The Lingle administration appealed to the U.S. Supreme Court and in October of 2008, the court said it would hear the case.  OHA has asked the Lingle administration to withdraw its appeal to the U.S. Supreme Court, but they refused to budge.  Oral arguments before the court in Washington, D.C., are scheduled for February 25, 2009.

The Supreme Court will specifically look at whether the Joint Resolution to Acknowledge the 100th Anniversary of the January 17, 1893, Overthrow of the Kingdom of Hawaii strips the State of Hawaii of its authority to sell lands ceded to it by the federal government until it reaches a political settlement with the Native Hawaiians about the status of those lands.

The stakes could not be higher for us since the U.S. Supreme Court could rule that all ceded lands are the property of the State of Hawaii and end up undermining all Native Hawaiian programs and assets as well as the legal basis for federal recognition.

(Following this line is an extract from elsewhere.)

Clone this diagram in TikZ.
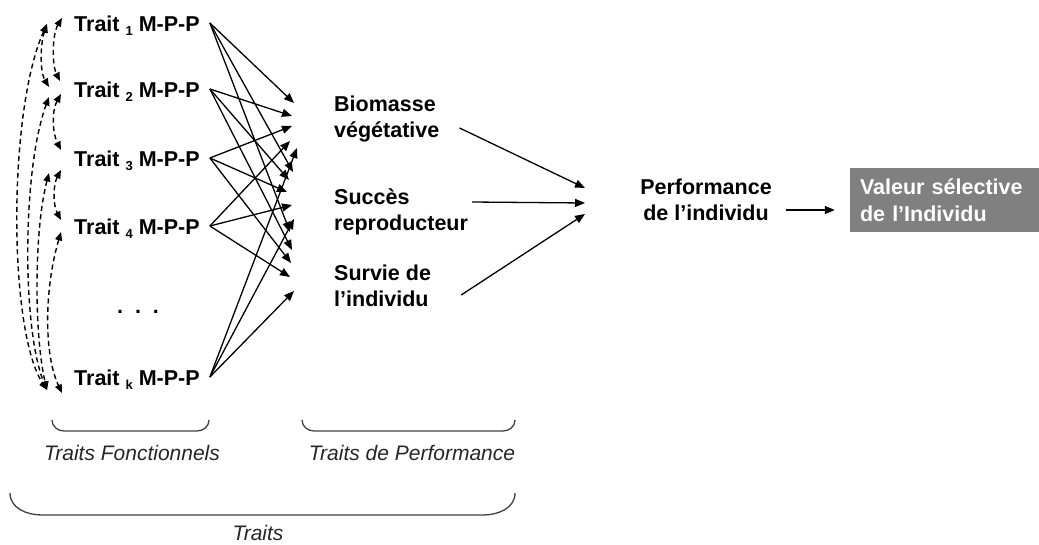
\documentclass[tikz,border=0pt]{standalone}
\usepackage{fontspec}
\setmainfont{Liberation Sans}
\usetikzlibrary{arrows.meta}
\newcommand\subidx[1]{\raisebox{-4.5pt}{\fontsize{13}{13}\selectfont #1}}
\begin{document}
\begin{tikzpicture}[x=1pt,y=-1pt,
  lab/.style={font=\fontsize{21.5}{26.5}\selectfont\bfseries, inner sep=0pt, align=left},
  trait/.style={lab, anchor=base west},
  arr/.style={-{Triangle[length=10pt,width=8pt]}, line width=1.3pt},
  darr/.style={{Triangle[length=8.5pt,width=7pt]}-{Triangle[length=8.5pt,width=7pt]}, dash pattern=on 5pt off 3.5pt, line width=1.4pt},
  brace/.style={line width=1.3pt, draw=black!75},
  capt/.style={font=\fontsize{21}{25}\selectfont\itshape, text=black!85, inner sep=0pt}
]
\useasboundingbox (0,0) rectangle (1039,544);

% functional traits
\node[trait] (t1) at (74,31) {Trait \subidx{1} M-P-P};
\node[trait] (t2) at (74,97) {Trait \subidx{2} M-P-P};
\node[trait] (t3) at (74,166) {Trait \subidx{3} M-P-P};
\node[trait] (t4) at (74,234) {Trait \subidx{4} M-P-P};
\node[trait] (tk) at (74,385) {Trait \subidx{k} M-P-P};
\node[lab, anchor=base] (dots) at (138,313) {.\ \ .\ \ .};

% performance traits
\node[lab, anchor=west] (bio) at (334,119) {Biomasse\\végétative};
\node[lab, anchor=west] (suc) at (334,212) {Succès\\reproducteur};
\node[lab, anchor=west] (sur) at (334,286) {Survie de\\l’individu};

\node[lab, align=center] (perf) at (706,200) {Performance\\de l’individu};
\node[lab, fill=black!50, text=white, minimum width=190pt, minimum height=64pt,
      text width=170pt, inner xsep=10pt] (val) at (945,200) {Valeur sélective\\de l’Individu};

% sources of trait arrows
\foreach \t in {1,2,3,4,k}{
  \coordinate (s\t) at ([xshift=10pt,yshift=8pt]t\t.base east);
}
% heads
\coordinate (h11) at (294,103);
\coordinate (h12) at (293,172);
\coordinate (h13) at (290,232);
\coordinate (h21) at (292,116);
\coordinate (h22) at (289,180);
\coordinate (h23) at (292,250);
\coordinate (h31) at (292,126);
\coordinate (h32) at (287,192);
\coordinate (h33) at (291,263);
\coordinate (h41) at (290,141);
\coordinate (h42) at (292,205);
\coordinate (h43) at (290,277);
\coordinate (hk1) at (297,148);
\coordinate (hk2) at (294,219);
\coordinate (hk3) at (294,291);

\foreach \t in {1,2,3,4,k}{
  \foreach \j in {1,2,3}{
    \draw[arr] (s\t) -- (h\t\j);
  }
}

% to performance
\coordinate (p1) at (585,188);
\coordinate (p2) at (585,203);
\coordinate (p3) at (585,214);
\draw[arr] ([xshift=20pt,yshift=-9pt]bio.east) -- (p1);
\draw[arr] ([xshift=4pt,yshift=10pt]suc.east) -- (p2);
\draw[arr] ([xshift=30pt,yshift=-9pt]sur.east) -- (p3);
\draw[arr] ([xshift=14pt,yshift=-10pt]perf.east) -- ([xshift=-15pt,yshift=-10pt]val.west);

% dashed correlations
\coordinate (a1) at (62,18);
\coordinate (b1) at (47,24);
\coordinate (a2u) at (60,81);
\coordinate (b2u) at (49,87);
\coordinate (a2d) at (61,94);
\coordinate (b2d) at (49,97);
\coordinate (a3u) at (61,150);
\coordinate (a3d) at (61,170);
\coordinate (b3d) at (49,173);
\coordinate (a4u) at (61,220);
\coordinate (a4d) at (61,232);
\coordinate (ak) at (62,393);
\coordinate (bk) at (47,390);
\draw[darr] (a1) .. controls (52,35) and (52,65) .. (a2u);
\draw[darr] (b1) .. controls (40,45) and (40,72) .. (b2u);
\draw[darr] (b1) .. controls (8,110) and (8,330) .. (bk);
\draw[darr] (a2d) .. controls (52,110) and (52,132) .. (a3u);
\draw[darr] (b2d) .. controls (22,170) and (22,330) .. (bk);
\draw[darr] (a3d) .. controls (53,185) and (53,205) .. (a4u);
\draw[darr] (b3d) .. controls (34,230) and (34,335) .. (bk);
\draw[darr] (a4d) .. controls (44,290) and (44,355) .. (ak);

% braces
\draw[brace] (52,420) to[out=-90,in=180] (64,431) -- (197,431) to[out=0,in=-90] (209,420);
\draw[brace] (302,420) to[out=-90,in=180] (314,431) -- (503,431) to[out=0,in=-90] (515,420);
\draw[brace] (10,493) to[out=-90,in=180] (42,515) -- (483,515) to[out=0,in=-90] (515,493);
\node[capt] (cf) at (132,453) {Traits Fonctionnels};
\node[capt] (cp) at (412,453) {Traits de Performance};
\node[capt] (ct) at (258,533) {Traits};
\end{tikzpicture}
\end{document}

What could possibly be motivating Governor Lingle to want to sell ceded lands?  Why can’t she just offer 99-year leases like the provisional and territorial governments after the overthrow?  A cynical person might conclude that it must have something to do with her political career.  It’s also not hard to imagine that the urgent move to sell ceded lands is probably motivated by developers who are promising great things for her political future.

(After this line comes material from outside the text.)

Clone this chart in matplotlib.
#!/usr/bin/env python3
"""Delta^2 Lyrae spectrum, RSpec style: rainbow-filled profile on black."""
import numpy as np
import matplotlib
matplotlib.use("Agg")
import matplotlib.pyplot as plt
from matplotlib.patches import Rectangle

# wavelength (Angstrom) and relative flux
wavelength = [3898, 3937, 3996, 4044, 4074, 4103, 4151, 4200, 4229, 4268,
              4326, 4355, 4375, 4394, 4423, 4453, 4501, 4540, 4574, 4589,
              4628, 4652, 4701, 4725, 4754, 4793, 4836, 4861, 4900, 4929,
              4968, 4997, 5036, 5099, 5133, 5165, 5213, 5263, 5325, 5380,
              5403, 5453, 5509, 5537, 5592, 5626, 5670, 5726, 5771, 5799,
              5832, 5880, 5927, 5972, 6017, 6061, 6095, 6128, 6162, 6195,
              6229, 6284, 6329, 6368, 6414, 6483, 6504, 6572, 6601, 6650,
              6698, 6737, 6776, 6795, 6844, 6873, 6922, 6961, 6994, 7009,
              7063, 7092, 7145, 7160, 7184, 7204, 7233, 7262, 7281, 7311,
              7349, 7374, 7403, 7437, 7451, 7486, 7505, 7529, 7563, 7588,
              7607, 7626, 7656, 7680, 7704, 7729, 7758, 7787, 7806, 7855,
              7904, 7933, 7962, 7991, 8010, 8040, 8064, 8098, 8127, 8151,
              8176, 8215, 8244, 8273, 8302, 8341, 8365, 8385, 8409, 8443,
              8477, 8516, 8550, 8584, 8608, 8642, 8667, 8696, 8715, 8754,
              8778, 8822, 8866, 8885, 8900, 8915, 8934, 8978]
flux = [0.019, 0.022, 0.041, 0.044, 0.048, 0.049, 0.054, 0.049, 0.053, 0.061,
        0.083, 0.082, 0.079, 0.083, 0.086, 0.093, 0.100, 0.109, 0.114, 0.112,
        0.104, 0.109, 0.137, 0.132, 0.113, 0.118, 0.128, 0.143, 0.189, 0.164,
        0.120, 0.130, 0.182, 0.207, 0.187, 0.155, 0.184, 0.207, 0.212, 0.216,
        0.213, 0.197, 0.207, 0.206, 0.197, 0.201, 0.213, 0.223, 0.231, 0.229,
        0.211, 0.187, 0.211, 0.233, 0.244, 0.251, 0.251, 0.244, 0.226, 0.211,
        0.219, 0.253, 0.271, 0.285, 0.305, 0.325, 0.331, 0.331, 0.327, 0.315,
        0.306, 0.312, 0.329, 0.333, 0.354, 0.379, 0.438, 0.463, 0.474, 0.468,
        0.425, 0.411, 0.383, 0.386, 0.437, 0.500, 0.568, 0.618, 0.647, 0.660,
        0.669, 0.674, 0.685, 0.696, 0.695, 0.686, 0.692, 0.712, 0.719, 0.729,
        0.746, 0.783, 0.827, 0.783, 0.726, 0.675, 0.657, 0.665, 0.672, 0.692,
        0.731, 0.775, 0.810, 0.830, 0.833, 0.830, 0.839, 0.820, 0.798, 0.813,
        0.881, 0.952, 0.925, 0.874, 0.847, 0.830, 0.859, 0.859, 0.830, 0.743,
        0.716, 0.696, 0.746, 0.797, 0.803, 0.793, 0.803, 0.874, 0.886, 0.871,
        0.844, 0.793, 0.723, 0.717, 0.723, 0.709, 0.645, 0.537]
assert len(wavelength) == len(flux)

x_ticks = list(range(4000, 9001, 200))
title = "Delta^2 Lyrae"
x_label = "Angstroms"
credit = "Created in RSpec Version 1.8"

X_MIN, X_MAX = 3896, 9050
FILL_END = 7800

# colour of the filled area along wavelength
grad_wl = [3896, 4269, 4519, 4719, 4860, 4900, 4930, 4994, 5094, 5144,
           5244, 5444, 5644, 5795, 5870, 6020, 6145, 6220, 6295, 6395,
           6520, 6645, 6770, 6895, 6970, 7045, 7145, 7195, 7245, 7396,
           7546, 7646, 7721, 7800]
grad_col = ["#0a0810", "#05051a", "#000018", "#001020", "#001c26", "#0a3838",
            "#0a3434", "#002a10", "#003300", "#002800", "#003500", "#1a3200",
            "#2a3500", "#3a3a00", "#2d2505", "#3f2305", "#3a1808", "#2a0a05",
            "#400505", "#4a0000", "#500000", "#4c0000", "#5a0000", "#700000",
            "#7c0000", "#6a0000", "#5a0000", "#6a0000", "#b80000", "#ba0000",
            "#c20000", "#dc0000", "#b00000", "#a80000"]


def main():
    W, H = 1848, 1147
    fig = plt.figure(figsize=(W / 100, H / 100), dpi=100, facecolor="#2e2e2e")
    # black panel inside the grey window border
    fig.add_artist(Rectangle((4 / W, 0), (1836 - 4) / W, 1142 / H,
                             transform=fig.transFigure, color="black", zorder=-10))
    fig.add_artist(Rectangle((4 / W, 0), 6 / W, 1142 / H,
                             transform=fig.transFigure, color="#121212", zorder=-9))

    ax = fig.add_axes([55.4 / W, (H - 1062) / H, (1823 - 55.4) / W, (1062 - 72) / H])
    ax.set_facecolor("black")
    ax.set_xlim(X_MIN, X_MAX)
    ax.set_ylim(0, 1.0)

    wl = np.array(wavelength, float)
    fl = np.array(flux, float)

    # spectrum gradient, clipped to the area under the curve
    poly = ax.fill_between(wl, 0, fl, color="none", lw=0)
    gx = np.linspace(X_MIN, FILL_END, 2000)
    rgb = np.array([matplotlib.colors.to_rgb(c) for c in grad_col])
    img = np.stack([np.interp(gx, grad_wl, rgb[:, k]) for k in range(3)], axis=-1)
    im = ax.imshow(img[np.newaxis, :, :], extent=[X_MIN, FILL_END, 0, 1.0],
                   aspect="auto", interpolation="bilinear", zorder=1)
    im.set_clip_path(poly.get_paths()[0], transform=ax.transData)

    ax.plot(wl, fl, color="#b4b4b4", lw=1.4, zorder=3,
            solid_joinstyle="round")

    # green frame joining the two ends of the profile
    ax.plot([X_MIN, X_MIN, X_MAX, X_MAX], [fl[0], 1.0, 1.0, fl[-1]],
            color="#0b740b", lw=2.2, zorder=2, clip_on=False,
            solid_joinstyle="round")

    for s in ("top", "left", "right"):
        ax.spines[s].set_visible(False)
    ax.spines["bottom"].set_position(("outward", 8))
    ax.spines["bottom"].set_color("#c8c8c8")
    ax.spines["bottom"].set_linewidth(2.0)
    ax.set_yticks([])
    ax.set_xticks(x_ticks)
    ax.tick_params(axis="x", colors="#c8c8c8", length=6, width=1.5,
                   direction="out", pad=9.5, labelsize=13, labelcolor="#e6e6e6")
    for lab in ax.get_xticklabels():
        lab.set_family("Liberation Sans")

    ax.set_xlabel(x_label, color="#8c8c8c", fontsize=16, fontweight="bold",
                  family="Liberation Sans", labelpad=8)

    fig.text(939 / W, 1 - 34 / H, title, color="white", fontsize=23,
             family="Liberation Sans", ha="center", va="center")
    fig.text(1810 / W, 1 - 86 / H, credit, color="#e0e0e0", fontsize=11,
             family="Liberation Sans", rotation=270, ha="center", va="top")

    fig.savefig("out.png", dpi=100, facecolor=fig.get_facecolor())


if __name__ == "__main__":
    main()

It is also shameful that the State of Hawaii has to rely on native lands in order to continue operating.  It has been far too easy for this state to rob our native resources to balance its budget.

Thankfully, OHA will not be alone in Washington.  Among those filing legal briefs in opposition to the Lingle administration’s appeal are:  Abigail Kawananakoa, former Gov. John Waihee, former Hawai’i Supreme Court Chief Justice William Richardson, Senate President Colleen Hanabusa, the entire Hawai’i congressional delegation, the Equal Justice Society, the Japanese American Citizens League, and the National Congress of American Indians.

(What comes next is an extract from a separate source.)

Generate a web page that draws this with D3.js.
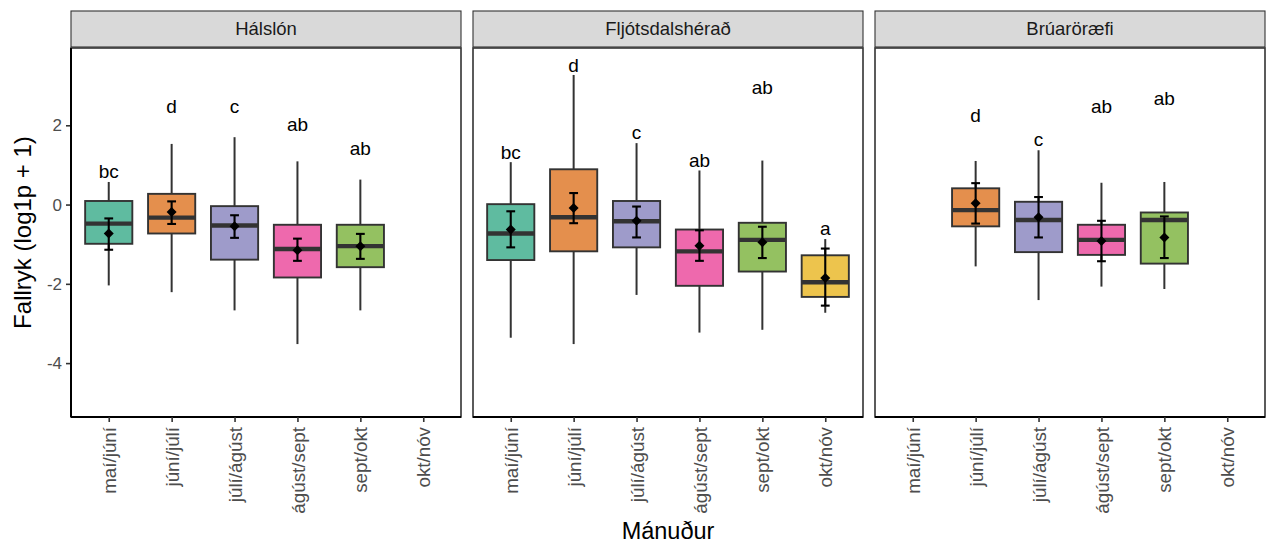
<!DOCTYPE html>
<html>
<head>
<meta charset="utf-8">
<script src="https://cdn.jsdelivr.net/npm/d3@7"></script>
<style>
  html, body { margin: 0; padding: 0; background: #fff; }
  svg { display: block; font-family: "Liberation Sans", Arial, sans-serif; }
</style>
</head>
<body>
<svg id="chart" width="1266" height="546"></svg>
<script>
// ---- data ----
const sites = ["Hálslón", "Fljótsdalshérað", "Brúaröræfi"];
const months = ["maí/júní", "júní/júlí", "júlí/ágúst", "ágúst/sept", "sept/okt", "okt/nóv"];
const yTicks = [-4, -2, 0, 2];
const colors = ["#1B9E77", "#D95F02", "#7570B3", "#E7298A", "#66A61E", "#E6AB02"];

// per site (row) and month (column); null = no data
const whiskerMin = [
  [-2.04, -2.21, -2.67, -3.52, -2.67, null],
  [-3.36, -3.52, -2.28, -3.23, -3.16, -2.73],
  [null, -1.56, -2.41, -2.07, -2.13, null]
];
const q1 = [
  [-0.99, -0.73, -1.39, -1.84, -1.58, null],
  [-1.40, -1.18, -1.08, -2.05, -1.69, -2.33],
  [null, -0.55, -1.20, -1.27, -1.49, null]
];
const median = [
  [-0.48, -0.33, -0.53, -1.12, -1.05, null],
  [-0.73, -0.32, -0.42, -1.18, -0.89, -1.96],
  [null, -0.14, -0.39, -0.89, -0.39, null]
];
const q3 = [
  [0.09, 0.27, -0.04, -0.51, -0.51, null],
  [0.01, 0.89, 0.09, -0.63, -0.46, -1.28],
  [null, 0.41, 0.07, -0.51, -0.20, null]
];
const whiskerMax = [
  [0.57, 1.53, 1.70, 1.09, 0.63, null],
  [1.07, 3.27, 1.55, 0.86, 1.11, -0.87],
  [null, 1.10, 1.37, 0.55, 0.57, null]
];
const means = [
  [-0.73, -0.19, -0.55, -1.15, -1.05, null],
  [-0.63, -0.09, -0.41, -1.04, -0.95, -1.85],
  [null, 0.03, -0.32, -0.92, -0.83, null]
];
const errLow = [
  [-1.14, -0.49, -0.84, -1.42, -1.37, null],
  [-1.08, -0.47, -0.83, -1.42, -1.35, -2.55],
  [null, -0.48, -0.83, -1.43, -1.35, null]
];
const errHigh = [
  [-0.35, 0.08, -0.27, -0.86, -0.74, null],
  [-0.17, 0.29, -0.05, -0.65, -0.56, -1.11],
  [null, 0.54, 0.19, -0.41, -0.30, null]
];
const letters = [
  ["bc", "d", "c", "ab", "ab", null],
  ["bc", "d", "c", "ab", "ab", "a"],
  [null, "d", "c", "ab", "ab", null]
];
const letterY = [
  [0.84, 2.48, 2.48, 2.03, 1.42, null],
  [1.33, 3.51, 1.82, 1.12, 2.97, -0.60],
  [null, 2.25, 1.64, 2.47, 2.68, null]
];

// ---- layout ----
const panelW = 390, panelGap = 12, panelX0 = 71;
const panelTop = 48, panelBottom = 417;
const stripTop = 11, stripH = 36;
const FONT = '"Liberation Sans", Arial, sans-serif';

const svg = d3.select("#chart");
svg.append("rect").attr("width", 1266).attr("height", 546).attr("fill", "#fff");

const y = d3.scaleLinear().domain([-5.36, 3.95]).range([panelBottom, panelTop]);

sites.forEach((site, si) => {
  const left = panelX0 + si * (panelW + panelGap);
  const x = d3.scalePoint().domain(months).range([left, left + panelW]).padding(0.6);
  const bw = x.step() * 0.75;
  const g = svg.append("g");

  // strip
  g.append("rect").attr("x", left).attr("y", stripTop).attr("width", panelW).attr("height", stripH)
    .attr("fill", "#d9d9d9").attr("stroke", "#333").attr("stroke-width", 1.1);
  g.append("text").attr("x", left + panelW / 2).attr("y", stripTop + stripH / 2)
    .attr("dy", "0.35em").attr("text-anchor", "middle").attr("font-size", 18.5)
    .attr("fill", "#1a1a1a").text(site);

  const rows = months.map((m, i) => ({
    m, i, lo: whiskerMin[si][i], q1: q1[si][i], med: median[si][i], q3: q3[si][i],
    hi: whiskerMax[si][i], mean: means[si][i], el: errLow[si][i], eh: errHigh[si][i],
    lab: letters[si][i], ly: letterY[si][i]
  })).filter(d => d.med !== null);

  // whiskers
  g.selectAll(".wl").data(rows).join("line")
    .attr("x1", d => x(d.m)).attr("x2", d => x(d.m))
    .attr("y1", d => y(d.lo)).attr("y2", d => y(d.q1))
    .attr("stroke", "#333").attr("stroke-width", 2);
  g.selectAll(".wh").data(rows).join("line")
    .attr("x1", d => x(d.m)).attr("x2", d => x(d.m))
    .attr("y1", d => y(d.q3)).attr("y2", d => y(d.hi))
    .attr("stroke", "#333").attr("stroke-width", 2);

  // boxes
  g.selectAll(".bx").data(rows).join("rect")
    .attr("x", d => x(d.m) - bw / 2).attr("width", bw)
    .attr("y", d => y(d.q3)).attr("height", d => y(d.q1) - y(d.q3))
    .attr("fill", d => colors[d.i]).attr("fill-opacity", 0.7)
    .attr("stroke", "#333").attr("stroke-width", 1.9);

  // medians
  g.selectAll(".md").data(rows).join("line")
    .attr("x1", d => x(d.m) - bw / 2).attr("x2", d => x(d.m) + bw / 2)
    .attr("y1", d => y(d.med)).attr("y2", d => y(d.med))
    .attr("stroke", "#333").attr("stroke-width", 4.4);

  // error bars
  const cap = 4.4;
  g.selectAll(".eb").data(rows).join("line")
    .attr("x1", d => x(d.m)).attr("x2", d => x(d.m))
    .attr("y1", d => y(d.el)).attr("y2", d => y(d.eh))
    .attr("stroke", "#000").attr("stroke-width", 2.1);
  g.selectAll(".ebl").data(rows).join("line")
    .attr("x1", d => x(d.m) - cap).attr("x2", d => x(d.m) + cap)
    .attr("y1", d => y(d.el)).attr("y2", d => y(d.el))
    .attr("stroke", "#000").attr("stroke-width", 2.1);
  g.selectAll(".ebh").data(rows).join("line")
    .attr("x1", d => x(d.m) - cap).attr("x2", d => x(d.m) + cap)
    .attr("y1", d => y(d.eh)).attr("y2", d => y(d.eh))
    .attr("stroke", "#000").attr("stroke-width", 2.1);

  // mean diamonds
  const sym = d3.symbol().type(d3.symbolSquare).size(50);
  g.selectAll(".mn").data(rows).join("path")
    .attr("d", sym)
    .attr("transform", d => `translate(${x(d.m)},${y(d.mean)}) rotate(45)`)
    .attr("fill", "#000");

  // letters
  g.selectAll(".lt").data(rows.filter(d => d.lab)).join("text")
    .attr("x", d => x(d.m)).attr("y", d => y(d.ly)).attr("dy", "0.36em")
    .attr("text-anchor", "middle").attr("font-size", 19).attr("fill", "#000")
    .text(d => d.lab);

  // panel border
  g.append("rect").attr("x", left).attr("y", panelTop).attr("width", panelW)
    .attr("height", panelBottom - panelTop).attr("fill", "none")
    .attr("stroke", "#333").attr("stroke-width", 1.6);
  // bottom axis line
  g.append("line").attr("x1", left).attr("x2", left + panelW)
    .attr("y1", panelBottom).attr("y2", panelBottom)
    .attr("stroke", "#000").attr("stroke-width", 2.2);

  // x axis
  const xAxis = d3.axisBottom(x).tickSize(5).tickPadding(4).tickSizeOuter(0);
  const xg = svg.append("g").attr("transform", `translate(0,${panelBottom})`).call(xAxis);
  xg.select(".domain").remove();
  xg.selectAll(".tick line").attr("stroke", "#333").attr("stroke-width", 1.6);
  xg.selectAll(".tick text")
    .attr("font-family", FONT).attr("font-size", 18.8).attr("fill", "#4d4d4d")
    .attr("text-anchor", "end").attr("transform", "rotate(-90)")
    .attr("x", -10).attr("y", 0).attr("dy", "0.35em");

  if (si === 0) {
    const yAxis = d3.axisLeft(y).tickValues(yTicks).tickSize(5).tickPadding(4)
      .tickFormat(d3.format("d"));
    const yg = svg.append("g").attr("transform", `translate(${left},0)`).call(yAxis);
    yg.select(".domain").remove();
    yg.selectAll(".tick line").attr("stroke", "#333").attr("stroke-width", 1.6);
    yg.selectAll(".tick text").attr("font-family", FONT).attr("font-size", 17)
      .attr("fill", "#4d4d4d").text(d => d < 0 ? "-" + Math.abs(d) : d);
    svg.append("line").attr("x1", left).attr("x2", left)
      .attr("y1", panelTop).attr("y2", panelBottom)
      .attr("stroke", "#000").attr("stroke-width", 2);
  }
});

// axis titles
svg.append("text").attr("transform", `translate(31,${(panelTop + panelBottom) / 2}) rotate(-90)`)
  .attr("text-anchor", "middle").attr("font-size", 24).attr("fill", "#000")
  .text("Fallryk (log1p + 1)");
svg.append("text").attr("x", panelX0 + (3 * panelW + 2 * panelGap) / 2).attr("y", 539)
  .attr("text-anchor", "middle").attr("font-size", 23.5).attr("fill", "#000")
  .text("Mánuður");
</script>
</body>
</html>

Most of the briefs ask the U.S. Supreme Court to not hear the case, arguing that it is better to deal with the issue at the state level.  Others argued that the court shouldn’t get involved since there wouldn’t be a substantial federal impact.  The briefs also argue that the Hawai’i courts did not say that the Apology Resolution itself provided us with any rights or claims, but it did recognize that we have unrelinquished claims over the ceded lands and that it foresaw our future reconciliation of those claims with the state and federal governments.

Abigail Kawananakoa wrote that “The State of Hawai’i has trust obligations to Native Hawaiians that are in the process of being reconciled by the nonjudicial branches of government.  The trust and moral obligations of the State of Hawai’i arise from Hawai’i’s complex history.”

Equal Justice Society and Japanese American Citizens League wrote that since the U.S. has admitted that the 1893 overthrow was illegal, “the ceded lands hold unique cultural, spiritual and political significance for the Native Hawaiian people — they are not fungible or replaceable.”

The U.S. solicitor general and attorneys general for 29 states have filed briefs in support of Governor Lingle’s position.  The briefs argue that the Hawai’i Supreme Court misinterpreted the Apology Resolution and that preventing a state from selling, transferring or exchanging state lands would hurt not only the state but also all of its citizens.

The Native Hawaiian Caucus of the Hawaii State Legislature is trying to head-off the U.S. Supreme Court’s February 25th hearing by quickly passing a law that would stop all sales of ceded lands.  Senate President Hanabusa has even proposed a compromise that would allow the sale of ceded lands, but only with the approval of two-thirds vote of both the State House and State Senate.

All of the OHA trustees have been encouraged to attend the oral arguments and I am planning to attend.  I have no doubt that we will prevail because I believe the US Supreme Court will clearly see that the Governor Lingle’s claims are not only historically wrong but also morally bankrupt.  Aloha Ke Akua.